決して年収は高くないのに、お金を貯められる人がいる。どこか違うのか。雑誌「プレジデント」(2017年2月13日号)の特集「金持ち夫婦の全ウラ技」より、人生の3大出費のひとつ「住宅」にまつわる知恵をご紹介しよう。第8回は「相続」について――。(全12回)
将来慌てないための3つのチェック項目
両親が高齢になったら、相続対策を考えておいてください。一般的に相続する財産で最も高額になるのが不動産で、都心は相続税が発生する可能性が大です。しかし、相続税を払うために土地・家屋を売ったら、生活できなくなる恐れも出てきます。
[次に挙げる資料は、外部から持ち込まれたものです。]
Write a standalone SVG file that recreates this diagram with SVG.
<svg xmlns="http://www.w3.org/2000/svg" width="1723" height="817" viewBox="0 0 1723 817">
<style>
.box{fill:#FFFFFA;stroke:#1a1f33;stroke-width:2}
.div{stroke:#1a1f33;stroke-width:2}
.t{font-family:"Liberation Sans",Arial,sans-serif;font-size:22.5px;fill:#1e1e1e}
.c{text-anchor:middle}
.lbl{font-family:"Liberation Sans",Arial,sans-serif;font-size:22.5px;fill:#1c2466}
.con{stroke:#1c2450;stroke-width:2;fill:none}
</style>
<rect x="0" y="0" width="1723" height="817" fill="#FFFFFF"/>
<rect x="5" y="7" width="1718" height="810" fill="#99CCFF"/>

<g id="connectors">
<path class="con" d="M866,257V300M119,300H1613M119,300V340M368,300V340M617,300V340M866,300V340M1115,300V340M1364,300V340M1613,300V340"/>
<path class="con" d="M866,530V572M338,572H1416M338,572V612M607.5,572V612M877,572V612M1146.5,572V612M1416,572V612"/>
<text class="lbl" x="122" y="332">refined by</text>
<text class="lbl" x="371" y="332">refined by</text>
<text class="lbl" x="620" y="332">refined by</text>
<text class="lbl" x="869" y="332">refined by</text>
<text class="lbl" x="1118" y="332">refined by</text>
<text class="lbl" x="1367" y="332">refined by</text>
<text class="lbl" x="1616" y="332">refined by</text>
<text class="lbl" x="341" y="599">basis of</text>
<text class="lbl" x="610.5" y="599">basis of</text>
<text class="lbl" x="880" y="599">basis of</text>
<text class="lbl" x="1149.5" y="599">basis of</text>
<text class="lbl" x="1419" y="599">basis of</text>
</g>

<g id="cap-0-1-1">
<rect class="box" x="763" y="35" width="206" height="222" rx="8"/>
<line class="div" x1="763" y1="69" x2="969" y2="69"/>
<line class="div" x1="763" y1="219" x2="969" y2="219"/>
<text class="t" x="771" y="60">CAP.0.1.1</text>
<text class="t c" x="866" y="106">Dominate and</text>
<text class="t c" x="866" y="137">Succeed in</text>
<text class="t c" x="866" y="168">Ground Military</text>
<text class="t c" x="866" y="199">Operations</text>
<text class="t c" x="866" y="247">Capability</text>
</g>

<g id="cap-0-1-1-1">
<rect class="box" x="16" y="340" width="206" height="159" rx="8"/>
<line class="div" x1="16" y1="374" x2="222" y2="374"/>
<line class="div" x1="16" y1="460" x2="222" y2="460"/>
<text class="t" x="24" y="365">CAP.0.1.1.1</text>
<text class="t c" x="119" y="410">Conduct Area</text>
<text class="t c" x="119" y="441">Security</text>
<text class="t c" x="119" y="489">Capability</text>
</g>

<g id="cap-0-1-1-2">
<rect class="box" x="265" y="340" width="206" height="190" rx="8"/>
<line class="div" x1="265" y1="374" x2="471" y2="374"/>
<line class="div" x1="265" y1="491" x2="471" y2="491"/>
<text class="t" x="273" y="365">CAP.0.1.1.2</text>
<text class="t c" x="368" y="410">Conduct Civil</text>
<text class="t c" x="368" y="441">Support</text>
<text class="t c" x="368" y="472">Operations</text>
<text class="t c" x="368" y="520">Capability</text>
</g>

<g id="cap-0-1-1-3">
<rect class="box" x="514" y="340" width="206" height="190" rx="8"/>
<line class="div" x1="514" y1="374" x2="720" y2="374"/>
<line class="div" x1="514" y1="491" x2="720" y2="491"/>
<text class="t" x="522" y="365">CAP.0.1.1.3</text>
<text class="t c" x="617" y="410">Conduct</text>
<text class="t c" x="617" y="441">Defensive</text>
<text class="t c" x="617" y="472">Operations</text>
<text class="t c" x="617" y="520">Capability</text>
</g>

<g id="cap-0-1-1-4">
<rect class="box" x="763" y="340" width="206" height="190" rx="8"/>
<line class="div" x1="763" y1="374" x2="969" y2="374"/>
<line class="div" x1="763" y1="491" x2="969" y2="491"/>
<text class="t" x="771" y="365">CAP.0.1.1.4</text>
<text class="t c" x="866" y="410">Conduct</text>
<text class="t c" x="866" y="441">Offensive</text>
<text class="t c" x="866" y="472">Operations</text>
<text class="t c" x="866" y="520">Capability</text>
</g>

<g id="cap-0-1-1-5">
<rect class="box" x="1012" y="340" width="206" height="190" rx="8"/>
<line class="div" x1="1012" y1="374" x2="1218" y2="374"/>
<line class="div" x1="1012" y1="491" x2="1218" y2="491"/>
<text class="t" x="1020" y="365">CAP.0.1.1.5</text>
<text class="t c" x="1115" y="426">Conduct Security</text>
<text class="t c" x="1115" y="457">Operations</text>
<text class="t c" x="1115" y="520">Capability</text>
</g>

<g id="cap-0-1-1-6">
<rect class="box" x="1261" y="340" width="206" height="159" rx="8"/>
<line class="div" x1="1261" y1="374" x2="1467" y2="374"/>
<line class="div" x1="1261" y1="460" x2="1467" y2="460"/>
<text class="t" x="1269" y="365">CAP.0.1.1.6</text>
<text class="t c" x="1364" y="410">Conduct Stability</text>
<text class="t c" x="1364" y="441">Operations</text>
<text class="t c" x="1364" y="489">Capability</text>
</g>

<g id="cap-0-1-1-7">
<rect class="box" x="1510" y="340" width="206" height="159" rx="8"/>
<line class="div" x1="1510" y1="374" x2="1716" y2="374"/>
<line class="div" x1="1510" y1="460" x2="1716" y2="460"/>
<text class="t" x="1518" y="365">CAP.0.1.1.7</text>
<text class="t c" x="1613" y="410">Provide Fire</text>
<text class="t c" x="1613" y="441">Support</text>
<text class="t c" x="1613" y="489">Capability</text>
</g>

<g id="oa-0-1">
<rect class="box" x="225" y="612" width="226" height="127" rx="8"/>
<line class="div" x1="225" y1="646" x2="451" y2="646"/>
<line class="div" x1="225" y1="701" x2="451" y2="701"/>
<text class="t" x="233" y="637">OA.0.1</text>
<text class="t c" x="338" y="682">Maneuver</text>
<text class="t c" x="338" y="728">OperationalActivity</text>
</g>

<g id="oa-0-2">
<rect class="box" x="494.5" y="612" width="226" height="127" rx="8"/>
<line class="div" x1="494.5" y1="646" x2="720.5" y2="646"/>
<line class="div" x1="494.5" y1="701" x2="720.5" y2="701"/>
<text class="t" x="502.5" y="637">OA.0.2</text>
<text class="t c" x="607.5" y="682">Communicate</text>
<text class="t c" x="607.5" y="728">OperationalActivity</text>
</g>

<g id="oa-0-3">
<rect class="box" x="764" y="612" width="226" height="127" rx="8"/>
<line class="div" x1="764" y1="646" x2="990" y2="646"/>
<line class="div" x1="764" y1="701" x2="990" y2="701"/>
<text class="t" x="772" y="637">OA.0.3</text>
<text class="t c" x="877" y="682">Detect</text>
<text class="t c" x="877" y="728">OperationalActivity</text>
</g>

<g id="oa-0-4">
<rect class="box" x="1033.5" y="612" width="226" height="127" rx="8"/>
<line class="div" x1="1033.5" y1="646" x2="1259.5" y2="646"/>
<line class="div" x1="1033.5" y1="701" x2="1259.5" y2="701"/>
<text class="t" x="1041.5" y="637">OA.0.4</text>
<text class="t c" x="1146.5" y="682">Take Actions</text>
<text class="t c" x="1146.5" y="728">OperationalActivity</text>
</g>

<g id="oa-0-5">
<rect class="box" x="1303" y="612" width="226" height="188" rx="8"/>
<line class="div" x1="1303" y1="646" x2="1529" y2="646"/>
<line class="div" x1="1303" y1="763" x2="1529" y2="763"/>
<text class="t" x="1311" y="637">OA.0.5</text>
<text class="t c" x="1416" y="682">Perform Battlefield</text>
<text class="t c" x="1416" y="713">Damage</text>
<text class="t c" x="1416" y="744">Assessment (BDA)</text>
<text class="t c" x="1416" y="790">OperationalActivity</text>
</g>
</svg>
そこで、そうした事態が起こらないようにする1つ目のポイントが「小規模宅地等の減額特例」です。2015年1月以降の相続から、亡くなった人の自宅の土地(特定居住用宅地)なら330平方メートル、自分で営む商店などの事業用の宅地であれば400平方メートルまで、評価額を80%減額できます。相続税の増税で、首都圏の土地所有者の負担感が重くなったことに配慮して、宅地の対象面積が拡大されました。
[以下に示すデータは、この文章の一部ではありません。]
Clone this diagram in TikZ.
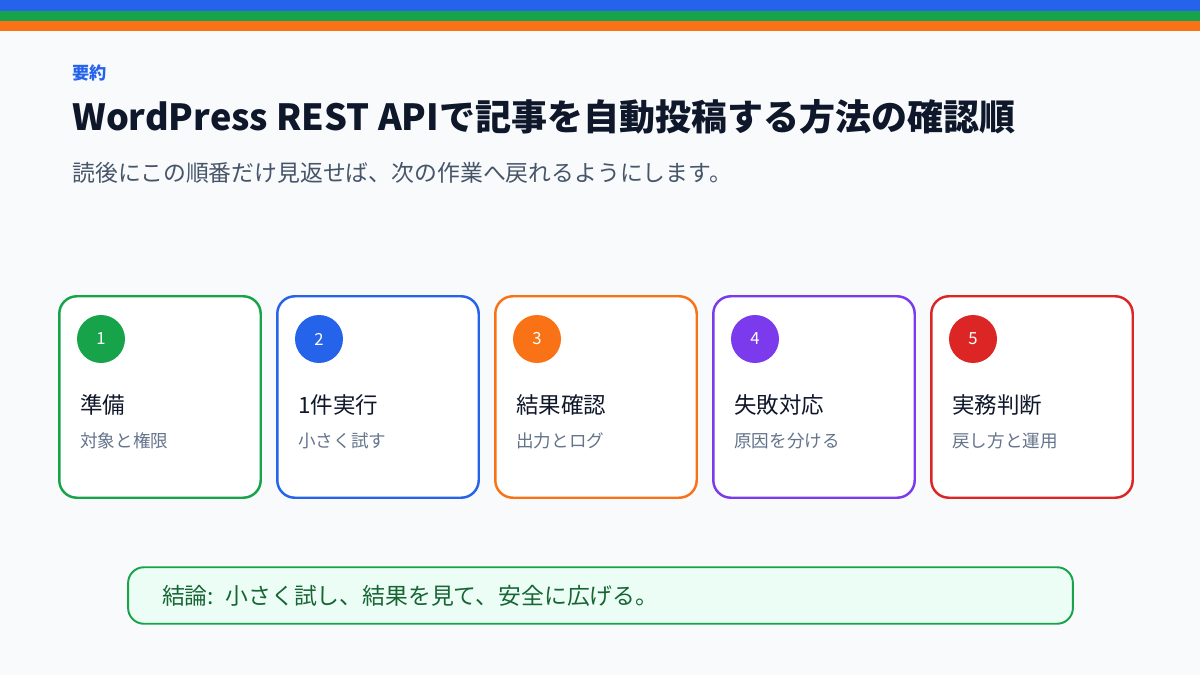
\documentclass[tikz,border=0pt]{standalone}
\usepackage{fontspec}
\setmainfont{Noto Sans CJK JP}
\usetikzlibrary{positioning,calc}
\definecolor{pagebg}{HTML}{F8FAFC}
\definecolor{ink}{HTML}{0F172A}
\definecolor{slate}{HTML}{475569}
\definecolor{muted}{HTML}{64748B}
\definecolor{stepblue}{HTML}{2563EB}
\definecolor{stepgreen}{HTML}{16A34A}
\definecolor{steporange}{HTML}{F97316}
\definecolor{steppurple}{HTML}{7C3AED}
\definecolor{stepred}{HTML}{DC2626}
\definecolor{mint}{HTML}{ECFDF5}
\definecolor{forest}{HTML}{166534}

\begin{document}
\begin{tikzpicture}[x=0.02cm, y=-0.02cm,
    card/.style={draw, fill=white, line width=1.4pt, rounded corners=10pt,
        minimum width=4.03cm, minimum height=4.03cm, inner sep=0pt},
    numdot/.style={circle, minimum size=0.96cm, inner sep=0pt, text=white,
        font=\fontsize{9.5}{10}\selectfont},
    cardtitle/.style={anchor=west, inner sep=0pt, text=ink,
        font=\fontsize{12.8}{14}\selectfont},
    cardsub/.style={anchor=west, inner sep=0pt, text=muted,
        font=\fontsize{10}{12}\selectfont}]

    % page and top stripes
    \fill[pagebg] (0,0) rectangle (1200,675);
    \fill[stepblue] (0,0) rectangle (1200,11);
    \fill[stepgreen] (0,11) rectangle (1200,21);
    \fill[steporange] (0,21) rectangle (1200,31);

    % header
    \node[anchor=west, inner sep=0pt, text=stepblue, font=\bfseries\fontsize{9.8}{11}\selectfont]
        (kicker) at (72,73) {要約};
    \node[anchor=west, inner sep=0pt, text=ink, font=\bfseries\fontsize{20.5}{23}\selectfont]
        (title) at (72,117) {WordPress REST APIで記事を自動投稿する方法の確認順};
    \node[anchor=west, inner sep=0pt, text=slate, font=\fontsize{13}{15}\selectfont]
        (subtitle) at (72,173) {読後にこの順番だけ見返せば、次の作業へ戻れるようにします。};

    % step cards
    \foreach \i/\cx/\col/\head/\note in {
        1/160/stepgreen/準備/対象と権限,
        2/378/stepblue/1件実行/小さく試す,
        3/596/steporange/結果確認/出力とログ,
        4/814/steppurple/失敗対応/原因を分ける,
        5/1032/stepred/実務判断/戻し方と運用} {
        \node[card, draw=\col] (card\i) at (\cx,397) {};
        \node[numdot, fill=\col] (dot\i) at ($(card\i.center)+(-59,-58)$) {\i};
        \node[cardtitle] (head\i) at ($(card\i.center)+(-80,8)$) {\head};
        \node[cardsub] (note\i) at ($(card\i.center)+(-80,44)$) {\note};
    }

    % conclusion
    \node[draw=stepgreen, fill=mint, line width=1.1pt, rounded corners=9pt,
        text width=17.54cm, align=left, inner xsep=0.68cm, minimum height=1.13cm,
        text=forest, font=\fontsize{13}{15}\selectfont]
        (summary) at (600.5,595.5) {結論: 小さく試し、結果を見て、安全に広げる。};

\end{tikzpicture}
\end{document}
そもそも、小規模宅地という概念は、そこが家族の生活の拠点になっているということにほかなりません。ですから、親が亡くなったとしても売却することはないだろうし、そこに高額な相続税をかけるのは酷だという考え方にもとづいています。
だから、この特例に該当する人は、原則として配偶者や同居する家族だけです。ただし、これらの親族がいない場合は、仕事の関係などで別居し、なおかつ持ち家のない親族でもかまいません。そうした親族のことを、相続の世界ではよく「家なき子」と呼びます。そして、同居する家族や家なき子は、相続税の申告期限まで、この土地を保有する必要があります。
また、親が死亡する前に要介護や要支援認定を受けて老人ホームに入っていることも想定されます。その場合は被相続人の生活実態はなくなっているものの、あくまでも自宅が生活拠点であると考え、特例が適用されます。付け加えれば、病院で亡くなっても同様です。入院はあくまでも一時的なもので、治療して退院することが前提だからです。